Sometime yesterday Brazil’s Sports Minister Aldo Rebelo was asked about the possible continuation of the protests that have been wide-spread throughout Brazil, especially since last summers Confederations Cup. He stated,
“I don’t believe we will see demonstrations during the World Cup, I think the World Cup will be protected by the will of the people to be supportive of a great event. The mood will be for partying, not for protesting, when the national teams and the tourists start arriving in Brazil.”

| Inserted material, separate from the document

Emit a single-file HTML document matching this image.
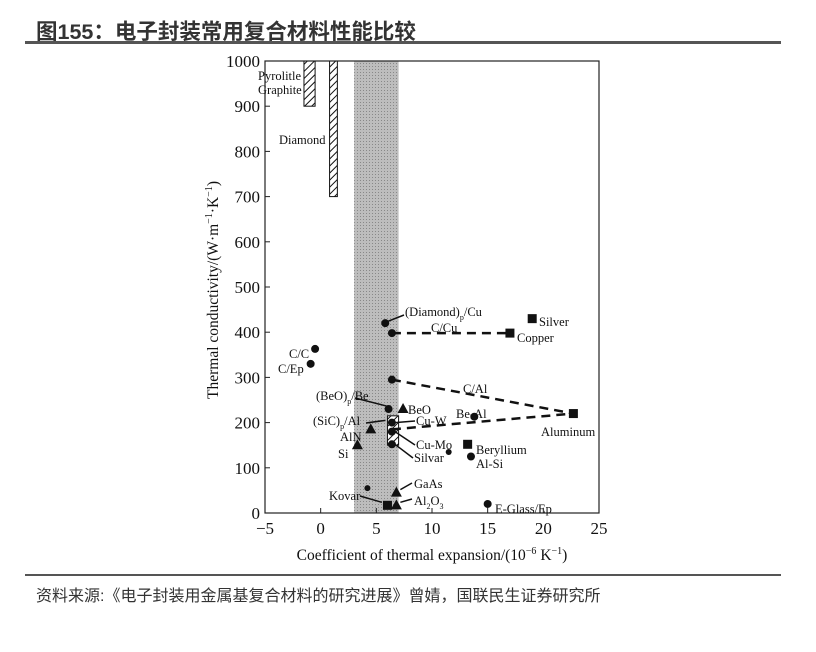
<!DOCTYPE html>
<html><head><meta charset="utf-8"><style>
body{margin:0;width:816px;height:652px;background:#fff;overflow:hidden;font-family:"Liberation Sans","Noto Sans CJK SC",sans-serif;}
#title{position:absolute;left:36px;top:15px;font-size:21.5px;font-weight:bold;color:#333;letter-spacing:0px}
#topline{position:absolute;left:25px;top:41px;width:756px;height:3px;background:#555}
#botline{position:absolute;left:25px;top:574px;width:756px;height:2px;background:#555}
#src{position:absolute;left:36px;top:582px;font-size:16px;color:#333}
svg{position:absolute;left:0;top:0}
svg text{font-family:"Liberation Serif",serif;fill:#111}
</style></head><body>
<div id="title">图155：电子封装常用复合材料性能比较</div>
<div id="topline"></div>
<svg id="chart" width="816" height="652">
<defs>
<pattern id="hatch" width="5" height="5" patternUnits="userSpaceOnUse" patternTransform="rotate(45)"><rect width="5" height="5" fill="#fff"/><line x1="0" y1="0" x2="0" y2="5" stroke="#111" stroke-width="2"/></pattern>
<pattern id="dots" width="3" height="3" patternUnits="userSpaceOnUse"><rect width="3" height="3" fill="#bdbdbd"/><rect width="1" height="1" fill="#888"/></pattern>
</defs>
</svg>
<div id="botline"></div>
<div id="src">资料来源:《电子封装用金属基复合材料的研究进展》曾婧，国联民生证券研究所</div>
<script>
const xTicks=[-5,0,5,10,15,20,25];
const yTicks=[0,100,200,300,400,500,600,700,800,900,1000];
const circleNames=["(Diamond)p/Cu","C/Cu","C/C","C/Ep","C/Al","(BeO)p/Be","Cu-W","Cu-Mo","Silvar","Silvar2","Be-Al","Al-Si","Kovar","E-Glass/Ep"];
const circleX=[5.8,6.4,-0.5,-0.9,6.4,6.1,6.4,6.4,6.4,11.5,13.8,13.5,4.2,15];
const circleY=[420,398,363,330,295,230,200,180,152,135,213,125,55,20];
const squareNames=["Silver","Copper","Aluminum","Beryllium","Kovar-sq"];
const squareX=[19,17,22.7,13.2,6];
const squareY=[430,398,220,152,17];
const triNames=["BeO","AlN","Si","GaAs","Al2O3"];
const triX=[7.4,4.5,3.3,6.8,6.8];
const triY=[230,185,150,45,17];
const dashFromX=[6.4,6.4,6.4], dashFromY=[398,295,185], dashToX=[17,22.7,22.7], dashToY=[398,220,220];
const L=265,R=599,T=61,B=513;
const sx=v=>L+(v+5)/30*(R-L), sy=v=>B-v/1000*(B-T);
const svg=document.getElementById('chart'),NS='http://www.w3.org/2000/svg';
function mk(t,a,p){const e=document.createElementNS(NS,t);for(const k in a)e.setAttribute(k,a[k]);(p||svg).appendChild(e);return e;}
let band=mk('rect',{x:sx(3),y:T,width:sx(7)-sx(3),height:B-T,fill:'url(#dots)'});


let pg=mk('rect',{x:sx(-1.5),y:sy(1000),width:sx(-0.5)-sx(-1.5),height:sy(900)-sy(1000),fill:'url(#hatch)',stroke:'#111'});


let dm=mk('rect',{x:sx(0.8),y:sy(1000),width:sx(1.5)-sx(0.8),height:sy(700)-sy(1000),fill:'url(#hatch)',stroke:'#111'});


let sic=mk('rect',{x:sx(6),y:sy(215),width:sx(7)-sx(6),height:sy(150)-sy(215),fill:'url(#hatch)',stroke:'#111'});


let fr=mk('rect',{x:L,y:T,width:R-L,height:B-T,fill:'none',stroke:'#222','stroke-width':1.2});


xTicks.forEach(v=>{mk('line',{x1:sx(v),x2:sx(v),y1:B,y2:B-5,stroke:'#222'});
 let t=mk('text',{x:sx(v),y:B+21,'text-anchor':'middle','font-size':17});t.textContent=v<0?'−'+(-v):v;
 
 });
yTicks.forEach(v=>{mk('line',{x1:L,x2:L+5,y1:sy(v),y2:sy(v),stroke:'#222'});
 let t=mk('text',{x:L-5,y:sy(v)+6,'text-anchor':'end','font-size':17});t.textContent=v;
 
 });
let xt=mk('text',{x:432,y:560,'text-anchor':'middle','font-size':15.5});xt.innerHTML='Coefficient of thermal expansion/(10<tspan dy="-6" font-size="10">−6</tspan><tspan dy="6"> K</tspan><tspan dy="-6" font-size="10">−1</tspan><tspan dy="6">)</tspan>';


let yt=mk('text',{x:0,y:0,'text-anchor':'middle','font-size':15.5,transform:'translate(218,290) rotate(-90)'});yt.innerHTML='Thermal conductivity/(W·m<tspan dy="-6" font-size="10">−1</tspan><tspan dy="6">·K</tspan><tspan dy="-6" font-size="10">−1</tspan><tspan dy="6">)</tspan>';


for(let i=0;i<dashFromX.length;i++){let l=mk('line',{x1:sx(dashFromX[i]),y1:sy(dashFromY[i]),x2:sx(dashToX[i]),y2:sy(dashToY[i]),stroke:'#111','stroke-width':2.5,'stroke-dasharray':'9,6'});
 
 }
circleX.forEach((v,i)=>{let c=mk('circle',{cx:sx(v),cy:sy(circleY[i]),r:(i==9||i==12)?3:4,fill:'#111'});
 
 });
squareX.forEach((v,i)=>{let c=mk('rect',{x:sx(v)-4.5,y:sy(squareY[i])-4.5,width:9,height:9,fill:'#111'});
 
 });
triX.forEach((v,i)=>{const x=sx(v),y=sy(triY[i]);let c=mk('polygon',{points:`${x},${y-6} ${x-5.5},${y+4} ${x+5.5},${y+4}`,fill:'#111'});
 
 });
const labels=[["Pyrolitle",258,80,'start'],["Graphite",258,94,'start'],["Diamond",279,144,'start'],["(Diamond)",405,316,'start'],["C/Cu",431,332,'start'],["Silver",539,326,'start'],["Copper",517,342,'start'],["C/C",289,358,'start'],["C/Ep",278,373,'start'],["C/Al",463,393,'start'],["(BeO)",316,400,'start'],["BeO",408,414,'start'],["Be-Al",456,418,'start'],["(SiC)",313,425,'start'],["Cu-W",416,425,'start'],["Aluminum",541,436,'start'],["AlN",340,441,'start'],["Cu-Mo",416,449,'start'],["Beryllium",476,454,'start'],["Si",338,458,'start'],["Silvar",414,462,'start'],["Al-Si",476,468,'start'],["GaAs",414,488,'start'],["Kovar",329,500,'start'],["E-Glass/Ep",495,513,'start']];
labels.forEach(a=>{let t=mk('text',{x:a[1],y:a[2],'font-size':12.5,'text-anchor':a[3]});
 if(a[0]=="(Diamond)")t.innerHTML='(Diamond)<tspan dy="4" font-size="8">p</tspan><tspan dy="-4">/Cu</tspan>';
 else if(a[0]=="(BeO)")t.innerHTML='(BeO)<tspan dy="4" font-size="8">p</tspan><tspan dy="-4">/Be</tspan>';
 else if(a[0]=="(SiC)")t.innerHTML='(SiC)<tspan dy="4" font-size="8">p</tspan><tspan dy="-4">/Al</tspan>';
 else t.textContent=a[0];
 
 });
let al=mk('text',{x:414,y:505,'font-size':12.5});al.innerHTML='Al<tspan dy="4" font-size="8">2</tspan><tspan dy="-4">O</tspan><tspan dy="4" font-size="8">3</tspan>';


const leaders=[[404,315,sx(5.8)+3,sy(420)-2],[355,398,sx(6.1)-2,sy(230)-3],[366,423,sx(6)-2,sy(205)],[415,421,sx(6.4)+3,sy(200)],[415,445,sx(6.4)+3,sy(180)],[413,458,sx(6.4)+3,sy(152)],[412,483,sx(6.8)+4,sy(45)-3],[412,499,sx(6.8)+4,sy(17)-3],[360,496,sx(5.5),sy(17)-3]];
leaders.forEach(a=>{let l=mk('line',{x1:a[0],y1:a[1],x2:a[2],y2:a[3],stroke:'#111','stroke-width':1.5});
 
 });
</script>
</body></html>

While this may be a probable statement, we should ask ourselves what this would say about the Brazilian people and the effect of soccer to distract people from their problems in general. Is a sporting event, even the biggest one known to the planet, worth abandoning a cause as important as fighting against government corruption and almost zero transparency in use of taxpayer dollars? Even if the protests stop for only a month while the World Cup is actually taking place, I feel as if it would greatly weaken their efforts at reform. Such an important issue cannot simply be dropped for a time and picked back up whenever it is convenient. As Eduardo Galeano acknowledges, some people have had the opinion that soccer “castrates the masses and derails their revolutionary ardor”, which would be precisely the case with the World Cup in Brazil, especially when the very thing the masses are so upset about is the billions of dollars that have been spent on the stadiums Rebelo hopes they will soon pay to enter!
We all know that Brazilians love their soccer, and that it can truly serve as an expression of national pride here more than almost anywhere else. However, when the nation isn’t carrying out its duties as ruling body, it is the responsibility of the people to act and demand a change even if this action requires standing outside stadiums chanting and shouting, instead of joyously doing so within.